Sunday, October 16, 2005

Muslim women in America re-discover their roots

http://tinyurl.com/73lbk

By Mary M. Byrne

THE ATLANTA JOURNAL-CONSTITUTION

Sunday, October 16, 2005

ATLANTA -- Saleemah Abdul-Ghafur, a self-described "Jersey girl turned Georgia peach," likes to observe the month of Ramadan on her balcony, quiet and alone.

"I pray and break my fast and eat out here, and I think about Muslims around the world who are doing the same," she says. There is "the wonderful sense that you are connected to billions across the world, and yet I'm doing it right here in northwest Atlanta."

But Abdul-Ghafur is also an activist and editor of the new book "Living Islam Out Loud: American Muslim Women Speak" (Beacon Press, $15). That puts her on the vanguard of a new, lively movement to rethink what it is to be Muslim today.

As part of a global faith community that is diverse and evolving, Abdul-Ghafur and other American Muslims are organizing, writing and speaking on contentious issues they say Islam hasn't dealt with -- such as inequalities between men and women, the right to faithfully dissent and reinterpreting the sacred text of Islam, the Quran.

"We are not creating an American Islam or a reformed Islam," says Abdul-Ghafur, who was a chief executive with Azizah, a magazine for and about Muslim women. She is a board member of the Progressive Muslim Union and works with Hands On Atlanta.

"We are simply reclaiming what we believe to be Islam. And we have the right to do that because we're in America, and no one can corner the market on what Islam is or is not," said Abdul-Ghafur, who grew up in suburban New Jersey, graduated from Columbia University and went on a pilgrimage to Mecca with her parents in 1998.

Muslims have many ways of marking Ramadan, the ninth month of the Islamic lunar-based calendar, the time Muslims believe Allah first revealed the Quran to the prophet Muhammad.

Most regard it as a time for reflection, prayer and study, and many will abstain from eating and drinking from dawn until sunset. Each day, they will break their fast with iftar, a meal eaten soon after sunset. Ramadan began the first week of October and ends with feasting and prayers at Eid al-Fitr, or the Festival of Breaking the Fast.

Because of her new book, Abdul-Ghafur's observance of Ramadan will take place partly on the road. Contributors to the book include former Wall Street Journal reporter Asra Nomani, who writes of working desperately to locate her friend and colleague, journalist Daniel Pearl, who was kidnapped and killed in Pakistan.

The writers also include a lesbian Muslim, who remained anonymous for her safety; Asia Sharif-Clark, CEO of a consulting company who married a non-Muslim; and Mohja Kahf, poet and professor at the University of Arkansas, whose experiences working with battered women transformed her faith.

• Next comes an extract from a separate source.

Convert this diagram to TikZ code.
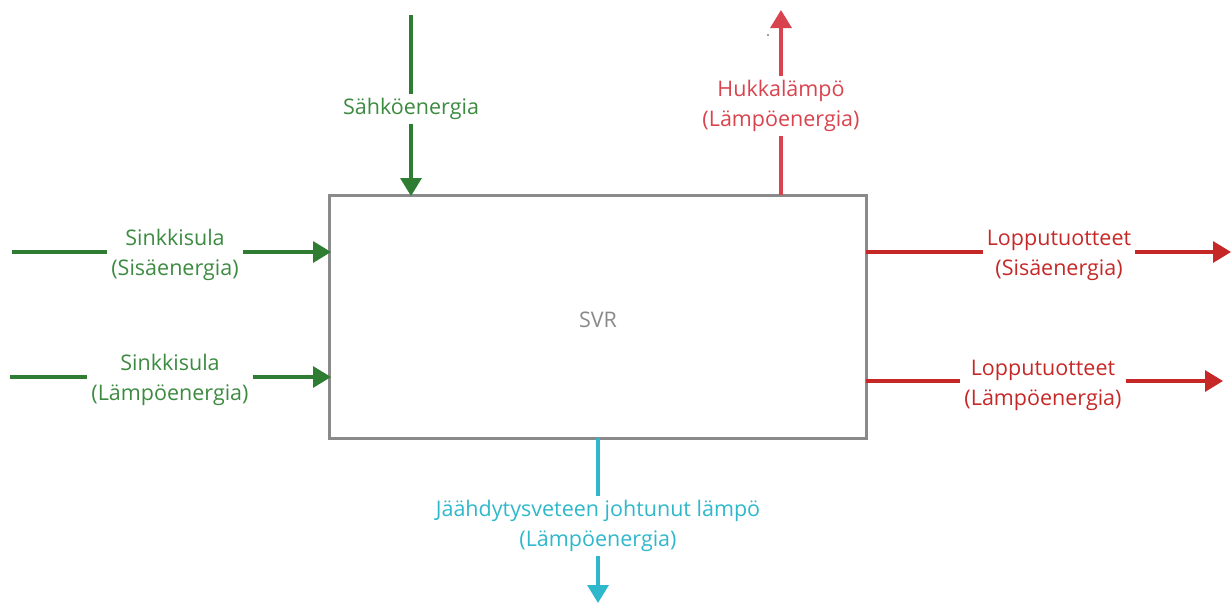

Reform movements are not new to Islam, says John Iskander, professor of religion at Georgia State University. But a new voice is emerging: Western-reared, yet dedicated to Islam.

The progressive movement, Abdul-Ghafur says, is largely led by Muslims in the West, who have grown up with an expectation of inalienable human and civil rights -- rights which, she argues, are in harmony with Islamic principles.